Of the six films by women filmmakers, four are world premieres, with Kelly Reichardt’s First Cow arriving following its Telluride debut last year, and Eliza Hittman’s Never Rarely Sometimes Always having played more recently in Sundance. Those are the only two films in the Competition that are not world premiering in Berlin, which could hint that the festival selection team didn’t have a wide array of features from recognized female directors to choose from.

“Six films made by filmmakers is not 50/50, but it’s a good path to reach 50/50,” commented Berlin’s new artistic director Carlo Chatrian at this morning’s presser. “The main important thing about 50/50 is to create awareness.”

“We have some sections where the presence of women is higher,” he noted.

The festival’s Generation strands, its youth-focused program, selected 58% women directors across shorts and features. The European Film Market’s co-production selection also has a majority of women directors among its projects this year.

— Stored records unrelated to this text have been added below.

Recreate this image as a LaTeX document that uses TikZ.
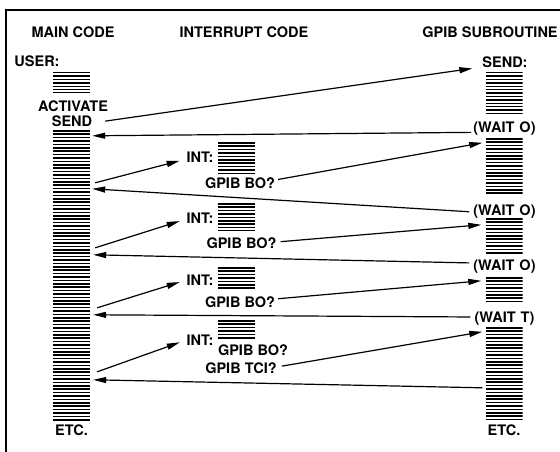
\documentclass[tikz,border=0pt]{standalone}
\usepackage{fontspec}
\setmainfont{TeX Gyre Heros}
\usepackage{tikz}
\usetikzlibrary{arrows.meta, positioning}

\tikzset{
  lbl/.style={inner sep=0pt, text height=10.3pt, text depth=0pt,
              font=\bfseries\fontsize{14.5}{15}\selectfont},
  codebar/.style={minimum width=37, inner sep=0pt, path picture={
      \foreach \k in {0,...,99}
        \draw[line width=1.5pt]
          ([yshift=-0.75pt-\k*3.4pt]path picture bounding box.north west) --
          ([yshift=-0.75pt-\k*3.4pt]path picture bounding box.north east);}},
  arr/.style={-{Triangle[length=13pt,width=6pt]}, line width=1.2pt}
}

\begin{document}
\begin{tikzpicture}[x=1pt, y=-1pt]
  \useasboundingbox (0,0) rectangle (560,452);

  %% ─── Frame ───────────────────────────────────────────────────────────────
  \draw[line width=1.5pt] (6,452) -- (6,10) -- (560,10);

  %% ─── Column heads ────────────────────────────────────────────────────────
  \node[lbl] (mainhead) at (73,32)  {MAIN CODE};
  \node[lbl] (inthead)  at (244,32) {INTERRUPT CODE};
  \node[lbl] (subhead)  at (490,32) {GPIB SUBROUTINE};

  %% ─── Main code ───────────────────────────────────────────────────────────
  \node[lbl] (user) at (37,61) {USER:};
  \node[codebar, minimum height=21] (mainA) at (71.5,82.5) {};
  \node[lbl] (activate) at (73,106) {ACTIVATE};
  \node[lbl] (send)     at (72,121) {SEND};
  \node[codebar, minimum height=290] (mainB) at (71.5,275) {};
  \node[lbl] (etcL) at (71.5,430) {ETC.};

  %% ─── Interrupt code ──────────────────────────────────────────────────────
  \foreach \n/\yc/\h/\yl in {1/157.5/31/157, 2/216.5/27/218,
                             3/278.5/23/280, 4/329/18/340} {
    \node[codebar, minimum height=\h] (isr\n) at (236.5,\yc) {};
    \node[lbl] (int\n) at (200,\yl) {INT:};
  }
  \foreach \n/\xb/\yb in {1/240/183, 2/241.5/243, 3/240/302, 4/253/350}
    \node[lbl] (bo\n) at (\xb,\yb) {GPIB BO?};
  \node[lbl] (tci) at (241,368) {GPIB TCI?};

  %% ─── GPIB subroutine ─────────────────────────────────────────────────────
  \node[lbl] (sendR) at (505,62) {SEND:};
  \foreach \n/\yc/\h in {1/92.5/41, 2/166.5/57, 3/235.5/35,
                         4/289.5/25, 5/373.5/93}
    \node[codebar, minimum height=\h] (sub\n) at (504,\yc) {};
  \foreach \n/\yc/\t in {1/127/O, 2/210/O, 3/265/O, 4/317/T}
    \node[lbl] (wait\n) at (504.5,\yc) {(WAIT\hspace{5pt}\t)};
  \node[lbl] (etcR) at (504,430) {ETC.};

  %% ─── Flow ────────────────────────────────────────────────────────────────
  \draw[arr, shorten <=13pt, shorten >=10pt]
    ([yshift=-2pt]send.east) -- ([yshift=-5pt]sendR.west);
  \draw[arr, shorten <=2pt]
    (wait1.south west) -- ([xshift=2pt,yshift=-6pt]mainB.north east);

  \draw[arr, shorten >=7pt]
    ([xshift=5pt,yshift=-53pt]mainB.north east) -- ([yshift=-2pt]int1.west);
  \draw[arr, shorten <=3pt]
    ([yshift=3pt]bo1.east) -- ([xshift=-3pt,yshift=-5pt]sub2.north west);
  \draw[arr, shorten <=4pt]
    ([yshift=-2pt]wait2.west) -- ([xshift=2pt,yshift=-59pt]mainB.north east);

  \draw[arr, shorten >=7pt]
    ([xshift=5pt,yshift=-118pt]mainB.north east) -- ([yshift=-1pt]int2.west);
  \draw[arr, shorten <=4pt]
    ([yshift=1pt]bo2.east) -- ([xshift=-4pt,yshift=-7pt]sub3.north west);
  \draw[arr, shorten <=4pt]
    ([yshift=2pt]wait3.west) -- ([xshift=3pt,yshift=-125pt]mainB.north east);

  \draw[arr, shorten >=7pt]
    ([xshift=7pt,yshift=-178pt]mainB.north east) -- (int3.west);
  \draw[arr, shorten <=3pt]
    ([yshift=3pt]bo3.east) -- ([xshift=-4pt,yshift=-4pt]sub4.north west);
  \draw[arr, shorten <=4pt]
    (wait4.west) -- ([xshift=3pt,yshift=-185pt]mainB.north east);

  \draw[arr, shorten >=7pt]
    ([xshift=7pt,yshift=-242pt]mainB.north east) -- (int4.west);
  \draw[arr, shorten <=5pt]
    ([yshift=1pt]tci.east) -- ([xshift=-3pt,yshift=-5pt]sub5.north west);
  \draw[arr]
    ([xshift=-3pt,yshift=-61pt]sub5.north west) --
    ([xshift=3pt,yshift=-250pt]mainB.north east);
\end{tikzpicture}
\end{document}
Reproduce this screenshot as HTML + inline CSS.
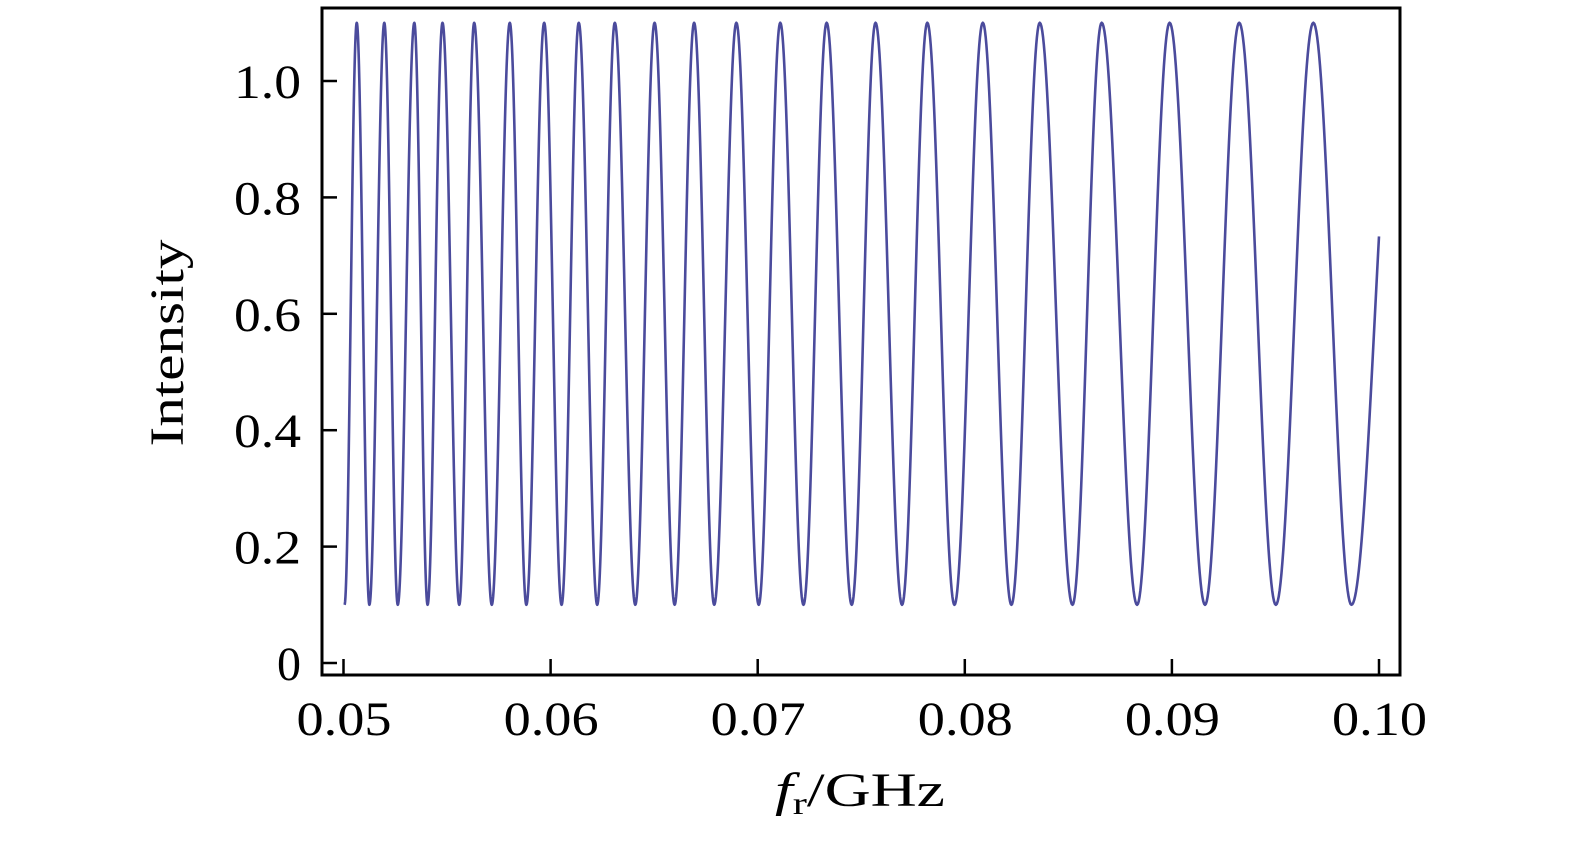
<!DOCTYPE html>
<html><head><meta charset="utf-8"><style>
html,body{margin:0;padding:0;background:#fff;}
svg text{font-family:"Liberation Serif",serif;fill:#000;}
</style></head><body>
<svg id="chart" width="1575" height="837" viewBox="0 0 1575 837" xmlns="http://www.w3.org/2000/svg">
<g id="axes"></g>
<path id="curve" fill="none" stroke="#4b4b9c" stroke-width="2.6" stroke-linejoin="round"/>
<rect x="322" y="8" width="1078" height="667" fill="none" stroke="#000" stroke-width="3"/>
<text transform="translate(183,343) rotate(-90)" text-anchor="middle" font-size="48" textLength="207" lengthAdjust="spacingAndGlyphs">Intensity</text>
<text x="775" y="806" font-size="48" textLength="170" lengthAdjust="spacingAndGlyphs"><tspan font-style="italic">f</tspan><tspan font-size="32" dy="8">r</tspan><tspan dy="-8">/GHz</tspan></text>
</svg>
<script>
const xTicks = [0.05, 0.06, 0.07, 0.08, 0.09, 0.10];
const xTickLabels = ["0.05", "0.06", "0.07", "0.08", "0.09", "0.10"];
const yTicks = [0, 0.2, 0.4, 0.6, 0.8, 1.0];
const yTickLabels = ["0", "0.2", "0.4", "0.6", "0.8", "1.0"];
const peakF = [0.05064,0.05197,0.05342,0.05478,0.05631,0.05803,0.05969,0.06136,0.06310,0.06502,0.06693,0.06897,0.07109,0.07333,0.07569,0.07819,0.08087,0.08362,0.08661,0.08989,0.09325,0.09683];
const troughF = [0.05005,0.05125,0.05262,0.05406,0.05559,0.05716,0.05883,0.06053,0.06225,0.06409,0.06599,0.06790,0.07005,0.07221,0.07454,0.07697,0.07950,0.08225,0.08520,0.08832,0.09160,0.09502,0.09867];
const peakValue = 1.1;
const troughValue = 0.1;
const endF = 0.10;
const endValue = 0.733;

const X0 = 343.5, X1 = 1379, Y0 = 663, Y1 = 81;
function xs(f){ return X0 + (f - 0.05) / 0.05 * (X1 - X0); }
function ys(v){ return Y0 - v * (Y0 - Y1); }

const NS = "http://www.w3.org/2000/svg";
const axes = document.getElementById('axes');
xTicks.forEach((t, i) => {
  const l = document.createElementNS(NS, 'line');
  
  
  l.setAttribute('x1', xs(t)); l.setAttribute('x2', xs(t));
  l.setAttribute('y1', 675); l.setAttribute('y2', 659);
  l.setAttribute('stroke', '#000'); l.setAttribute('stroke-width', '2.5');
  axes.appendChild(l);
  const tx = document.createElementNS(NS, 'text');
  
  
  tx.setAttribute('x', xs(t) - 47); tx.setAttribute('y', 735);
  tx.setAttribute('font-size', '48');
  tx.setAttribute('textLength', '95'); tx.setAttribute('lengthAdjust', 'spacingAndGlyphs');
  tx.textContent = xTickLabels[i];
  axes.appendChild(tx);
});
yTicks.forEach((t, i) => {
  const l = document.createElementNS(NS, 'line');
  
  
  l.setAttribute('x1', 322); l.setAttribute('x2', 337);
  l.setAttribute('y1', ys(t)); l.setAttribute('y2', ys(t));
  l.setAttribute('stroke', '#000'); l.setAttribute('stroke-width', '2.5');
  axes.appendChild(l);
  const tx = document.createElementNS(NS, 'text');
  
  
  tx.setAttribute('x', 301); tx.setAttribute('y', ys(t) + 17);
  tx.setAttribute('text-anchor', 'end'); tx.setAttribute('font-size', '48');
  if (yTickLabels[i].length > 1) { tx.setAttribute('textLength', '67'); tx.setAttribute('lengthAdjust', 'spacingAndGlyphs'); }
  tx.textContent = yTickLabels[i];
  axes.appendChild(tx);
});

const ext = [];
peakF.forEach(f => ext.push([f, peakValue]));
troughF.forEach(f => ext.push([f, troughValue]));
ext.sort((a, b) => a[0] - b[0]);
const mid = (peakValue + troughValue) / 2, amp = (peakValue - troughValue) / 2;
let d = '';
let first = true;
function pt(f, v){ d += (first ? 'M' : 'L') + xs(f).toFixed(2) + ',' + ys(v).toFixed(2) + ' '; first = false; }
for (let i = 0; i < ext.length - 1; i++) {
  const [fa, va] = ext[i], [fb, vb] = ext[i + 1];
  const n = 40;
  for (let k = 0; k <= n; k++) {
    const s = k / n;
    const c = Math.cos(Math.PI * s);
    const v = va < vb ? mid - amp * c : mid + amp * c;
    pt(fa + (fb - fa) * s, v);
  }
}
const last = ext[ext.length - 1];
const p = Math.acos(Math.max(-1, Math.min(1, (mid - endValue) / amp))) / Math.PI;
const h = (endF - last[0]) / p;
for (let k = 0; k <= 30; k++) {
  const f = last[0] + (endF - last[0]) * k / 30;
  const s = (f - last[0]) / h;
  pt(f, mid - amp * Math.cos(Math.PI * s));
}
document.getElementById('curve').setAttribute('d', d);
</script>
</body></html>
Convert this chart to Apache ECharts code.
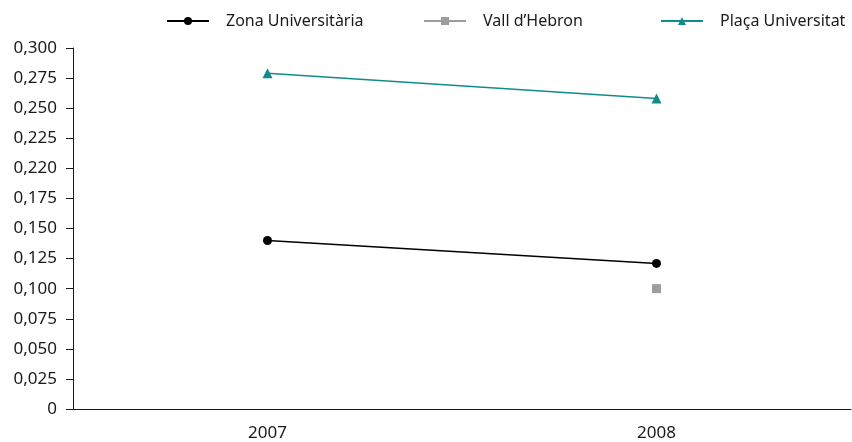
<!DOCTYPE html>
<html><head><meta charset="utf-8">
<script src="https://cdn.jsdelivr.net/npm/echarts@6/dist/echarts.min.js"></script>
<style>html,body{margin:0;padding:0;background:#fff}#c{width:852px;height:442px}</style>
</head><body><div id="c"></div>
<script>
const categories = ['2007', '2008'];
const zonaUniversitaria = [0.140, 0.121];
const vallHebron = [null, 0.100];
const placaUniversitat = [0.279, 0.258];
const yTickLabels = ['0', '0,025', '0,050', '0,075', '0,100', '0,125', '0,150', '0,175', '0,220', '0,225', '0,250', '0,275', '0,300'];
const seriesNames = ['Zona Universitària', 'Vall d\u2019Hebron', 'Plaça Universitat'];

const font = '"Noto Sans", "Open Sans", sans-serif';
const legendLefts = [166, 423, 660];
const chart = echarts.init(document.getElementById('c'));
chart.setOption({
  animation: false,
  textStyle: { fontFamily: font },
  legend: seriesNames.map((n, i) => ({
    top: 13, left: legendLefts[i], padding: 0,
    itemWidth: 42, itemHeight: 10,
    textStyle: { fontSize: 16, color: '#1a1a1a', fontFamily: font, padding: [0, 0, 0, 12] },
    data: [n]
  })),
  grid: { left: 73, right: 1, top: 48, bottom: 32 },
  xAxis: {
    type: 'category', data: categories, boundaryGap: true,
    axisLine: { lineStyle: { color: '#1a1a1a', width: 1 } },
    axisTick: { show: false },
    axisLabel: { color: '#1a1a1a', fontSize: 17, margin: 16, fontFamily: font }
  },
  yAxis: {
    type: 'value', min: 0, max: 0.3, interval: 0.025,
    axisLine: { show: true, lineStyle: { color: '#1a1a1a', width: 1 } },
    axisTick: { show: true, length: 7, lineStyle: { color: '#1a1a1a' } },
    splitLine: { show: false },
    axisLabel: {
      color: '#1a1a1a', fontSize: 17, margin: 16, fontFamily: font,
      formatter: v => yTickLabels[Math.round(v / 0.025)]
    }
  },
  series: [
    { name: seriesNames[0], type: 'line', data: zonaUniversitaria, symbol: 'circle', symbolSize: 9,
      itemStyle: { color: '#000' }, lineStyle: { color: '#000', width: 1.5 } },
    { name: seriesNames[1], type: 'line', data: vallHebron, symbol: 'rect', symbolSize: 9,
      itemStyle: { color: '#9d9d9d' }, lineStyle: { color: '#9d9d9d', width: 1.5 } },
    { name: seriesNames[2], type: 'line', data: placaUniversitat, symbol: 'triangle', symbolSize: 10,
      itemStyle: { color: '#128b8b' }, lineStyle: { color: '#128b8b', width: 1.5 } }
  ]
});
</script></body></html>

However, Chatrian also stressed that “the main criteria [for the selectors] is the artistic quality of the film” and added that “film is a collective process and not just the director”.

Berlin hasn’t released the numbers yet for how many of the film submissions it received were directed by women – that’s a telling statistic as it reveals what the team had to play with.

The festival did, however, commit last year to the 50/50 by 2020 gender parity pledge, which ensures that it will collect and publish transparent data on its selection process. The pledge does not consist of gender quotas, but does put a spotlight on ensuring that there is gender parity across the organization itself.

Venice and Cannes both signed the pledge back in 2018, and while their competition lineup numbers in 2019 weren’t overly impressive in terms of gender representation, they did both improve on the previous year. Only time will tell what kind of progress is made at those events in 2020.